JFL35: Seinfeld and Elmaleh face off at Bell Centre

Who’s on first? Elmaleh points to Seinfeld. Photo: Susan Moss

MONTREAL — Things got real Wednesday night at the 35th annual Just for Laughs Comedy Festival with a return engagement 20 years in the making — by Jerry Seinfeld.

The stand-up specialist teamed with Gad Elmaleh, a Moroccan-born funnyman who has lived in both Montreal and Paris and brought a french flavour to the duo’s two-hour set.

The duo walked out on stage about 20 minutes past the 8 o’clock curtain time, a fact that clearly rankled the famously punctual Seinfeld. Jerry is old school enough to know you never, ever let a crowd cool off — especially in a hockey rink.

Which is where these two performed: the cavernous Bell Centre, home of les Habs. A massive curtain was drawn across one end of the rink, marking the stage. A spotlight shone on a single stool with a single bottle of water.

Seinfeld and Elmaleh came out to great applause from a sold out crowd of probably around 15,000. Patrons on the seats at ice level in front of the stage had paid more than $250 for the privilege.

“Just for Laughs? What Just for Laughs?” bellowed Jerry. “It’s also for the money.”

The two did a little Who’s on first? bantering about which one gets to be the opening act. Seinfeld decided to open for himself. This was counter intuitive, but Seinfeld’s no fool. Two hours is a long time, especially for two guys dressed in the same white shirts, dark ties and dark suits who have similar observational comedy acts.

Seinfeld’s set took a full hour. Once he got the mike level down to his liking, he goofed on everyone’s obsession with their cell phones. “If your phone dies,” he said, “does it really matter if you’re still alive?”

He complained about the show being on a Wednesday night. “Isn’t this kind of a big deal?” he whinged. “Shouldn’t this be on a weekend?”

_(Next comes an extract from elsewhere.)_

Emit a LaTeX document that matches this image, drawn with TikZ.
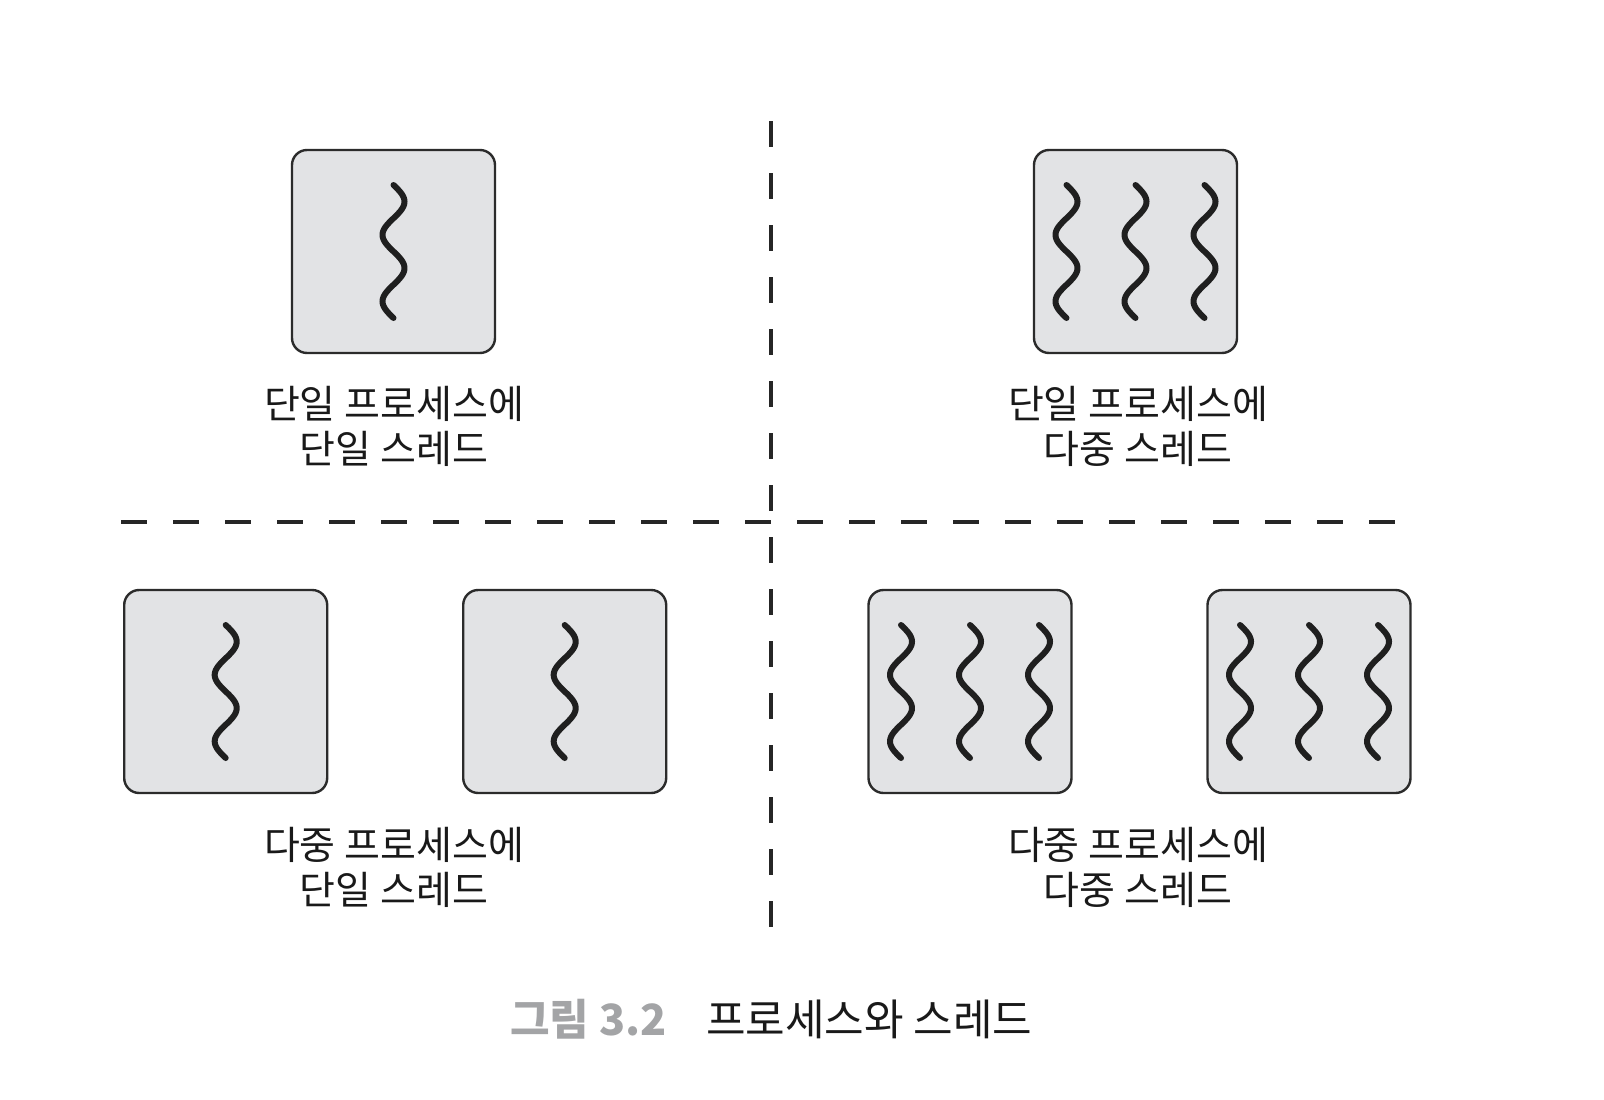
\documentclass[tikz,border=0pt]{standalone}
\usepackage{fontspec}
\setmainfont{Noto Sans CJK KR}
\usetikzlibrary{positioning,calc}

\definecolor{boxgray}{HTML}{E2E3E5}
\definecolor{edgegray}{HTML}{2B2B2B}
\definecolor{capgray}{HTML}{A3A4A6}

\tikzset{
	proc/.style={draw=edgegray,line width=2.4pt,fill=boxgray,rounded corners=15pt,
		minimum size=203pt,inner sep=0pt},
	thread/.style={line width=6pt,draw=black!88,line cap=round},
	lbl/.style={align=center,inner sep=0pt,text=black!90,
		font=\fontsize{39}{45}\selectfont},
	divider/.style={line width=3.2pt,draw=black!85,dash pattern=on 26pt off 26pt},
}

% one thread, centred on #1
\newcommand\drawthread[1]{%
	\draw[thread,shift={(#1)}] plot[domain=-90:630,samples=90,smooth]
		({11*cos(\x)},{(\x+90)*0.18472-66.5});}

\begin{document}
\begin{tikzpicture}[x=1pt,y=-1pt]
	\useasboundingbox (0,0) rectangle (1604,1100);
%%%%%%%%%%%%%%%%%%%%%%%%%%%%%%%%%%%%%%%%%%%%%%%%%%%%%%%%%%%%
	\draw[divider] (771,121) -- (771,936);
	\draw[divider] (121,522) -- (1404,522);
%%%%%%%%%%%%%%%%%%%%%%%%%%%%%%%%%%%%%%%%%%%%%%%%%%%%%%%%%%%%
	\node[proc] (p1) at (393.5,251.5) {};
	\node[proc] (p2) at (1135.5,251.5) {};
	\node[proc] (p3) at (225.7,691.5) {};
	\node[proc] (p4) at (564.7,691.5) {};
	\node[proc] (p5) at (970,691.5) {};
	\node[proc] (p6) at (1309,691.5) {};
	% single thread
	\drawthread{p1}
	\drawthread{p3}
	\drawthread{p4}
	% multi thread
	\foreach \p in {p2,p5,p6}
		\foreach \dx in {-69,0,69}
			{\drawthread{$(\p)+(\dx,0)$}}
%%%%%%%%%%%%%%%%%%%%%%%%%%%%%%%%%%%%%%%%%%%%%%%%%%%%%%%%%%%%
	\node[lbl] (l1) at (394,426) {단일 프로세스에\\단일 스레드};
	\node[lbl] (l2) at (1138,426) {단일 프로세스에\\다중 스레드};
	\node[lbl] (l3) at (394,867) {다중 프로세스에\\단일 스레드};
	\node[lbl] (l4) at (1138,867) {다중 프로세스에\\다중 스레드};
%	\node[lbl] at (771,1020) {};
	\node[inner sep=0pt,anchor=base east,text=capgray,
		font=\bfseries\fontsize{43}{48}\selectfont] (cap1) at (667,1035) {그림 3.2};
	\node[inner sep=0pt,anchor=base west,text=black!90,
		font=\fontsize{43}{48}\selectfont] (cap2) at (706,1035) {프로세스와 스레드};
\end{tikzpicture}
\end{document}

He gave out his personal information. Age: 63. Number of children: 3. Years married: 18.

“Being married,” he said, “is like being on a game show and it’s always the lightening round.” His wife apparently asks a lot of questions.

The sixties is his favourite decade so far, he says, because he doesn’t have to do anything he doesn’t want to do.

Not once during the set did he mention Comedians in Cars Getting Coffee, my favourite TV show which is moving from Crackle to Netflix in about a month. He did reference a little show he had on NBC a generation ago, kidding that the audience aren’t that impressed at just seeing him. “The other three probably won’t even be there,” he joked.

Seinfeld finished his set and quickly exited, stage left. There was an awkward pause in the arena. The lights dimmed a bit. Some people bolted out of the rink, including the two women to my left in what would have been excellent, rouge level hockey seats.

Finally Elmaleh came out. He won the Montreal crowd over immediately by impersonating how the local francophones speak english. He mocked Parisians and Moroccans. He did a long bit about dating and being single, although he explained he really wasn’t single, he was just doing a bit. He waved to his girlfriend in the audience. He mentioned how in France, the french have a word for mistresses: girlfriends.

He also failed to mention Comedians in Cars, even though he was on the streaming series with Seinfeld. He did, however, drink from Seinfeld’s water bottle.

The 50 minute second set was over, and both men came out at the end to take a bow. Will it be another 20 years before Seinfeld returns to Montreal? Hopefully not, but if he does come back, it won’t be just for laughs.